Han pasado muchos años desde el 2 de octubre de 1968, día en que el Estado mexicano ejerció una violenta represión en la Plaza de Tlatelolco, en la Ciudad de México, contra miles de estudiantes y otras muchas personas que en ese momento se manifestaban exigiendo una sociedad democrática, justa y con mayores libertades. Muchos muertos, muchos detenidos, muchos desaparecidos dejando un profundo trauma social a manos del Ejército que manchó de sangre y luto las olimpiadas organizadas por México con el lema ‘Todo es posible en la paz’.
Efectivamente, diez días después comenzaban los Juegos Olímpicos que se desarrollaron en medio de una magnífica organización, envueltos en la calidez de la hospitalidad mexicana y la brillante actuación de miles de deportistas del mundo y miles de visitantes de todas partes. Una fiesta de juventud y talento que mostró al mundo uno de los mejores rostros de nuestra cultura.

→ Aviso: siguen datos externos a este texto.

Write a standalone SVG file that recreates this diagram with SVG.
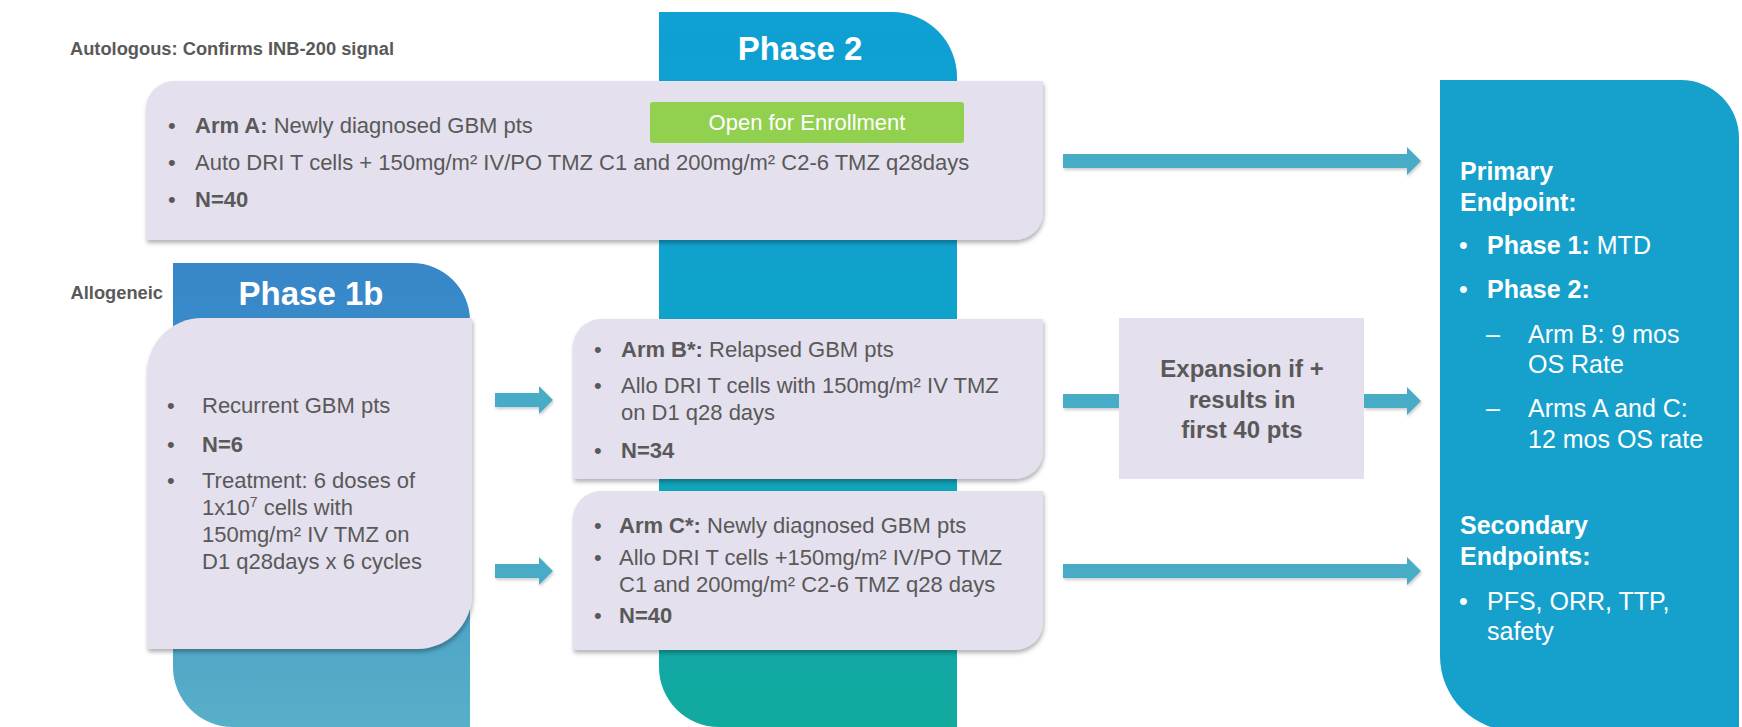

Los dos rostros son una realidad, por una parte, el México capaz de realizar y construir grandes cosas con proyectos de trascendencia, con la participación y generosidad de muchos, con la ilusión y el talento puestos en común. El culmen del llamado ‘milagro mexicano’ fueron las Olimpiadas del 68. Por otra parte, la expresión de un México autoritario, incapaz de dialogar, de abrir espacios, torpe en el estilo de gobernar, envuelto en su soberbia, al grado de llegar a emplear la violencia para solucionar los problemas con una masacre, convirtiendo la fiesta en tragedia.
Hoy seguimos siendo los mismos, el México generoso que quiere salir adelante con creatividad, fraternidad y justicia. Pero también se perciben los rasgos del autoritarismo, de la sordera gubernamental y en medio de todo un ambiente de división, las sombras de la militarización que no traen buenos recuerdos.